2. MSPs will expand their portfolio to include cloud managed services
Cloud technology velocity will open new services opportunities. For example, as businesses will increase their reliance on cloud-managed services to align IT with business strategies, deep-pocketed, progressive MSPs will increase investment in staff training to grow their professional services revenue. As a result, the MSPs will focus on containers (Kubernetes), microservices, open-source, agile development, API management, hybrid cloud workload management, and security and compliance management.
3. The gap between the cloud "haves" and "have nots" will increase
Cloud vendors will invest in cloud channel leaders rather than in the channel as a whole which will accelerate the gap between leaders and laggards and stress the viability of channel firms left behind. As a result, the year will see a separation between channel partners that have the expertise to combine transformative and traditional business models and those that do not.
4. Vendor and partner equilibrium will be unstable
Vendors have been mitigating channel conflicts through "double bubble" compensation models, creating clear guidelines around where the vendor will sell direct and reducing competition between dissimilar channels. However, the complexity associated with cloud consulting and digital transformation adoption acceleration will have vendors questioning the role of partners. Channel partners will be present in several accounts coveted by direct sales teams – increasing vendor/channel conflict. Vendors will manage conflicts and will not eliminate them.

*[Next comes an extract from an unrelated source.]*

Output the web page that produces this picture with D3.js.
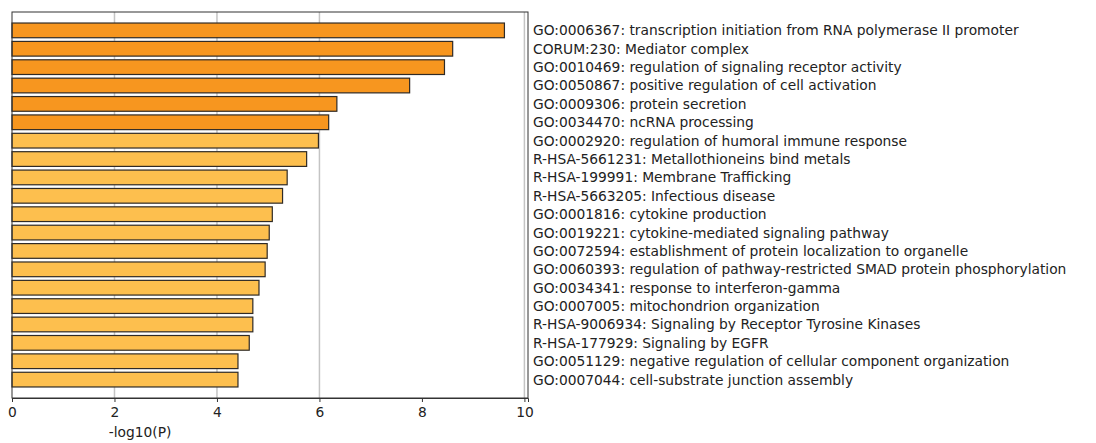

5. The cloud marketplace will be lots of smoke, but the fire is nearer
ISVs and channel partners will have a tough time finding each other and ultimately finding the end customer. Despite low barriers to entry, few will find immediate profitability. Both partners and marketplace operators will need to build and manage relationships, plug into sales and marketing programs, drive investment in the implementation and support for end-users, and fund all of this on a fraction of the monthly fee associated with each service sold. A high percent of end-users will be marketplace curious and not committed customers. It is not how enterprise customers purchase, as yet. Marketplaces will not kill the channel; instead, channel partners will be a vital link in the buyer's journey.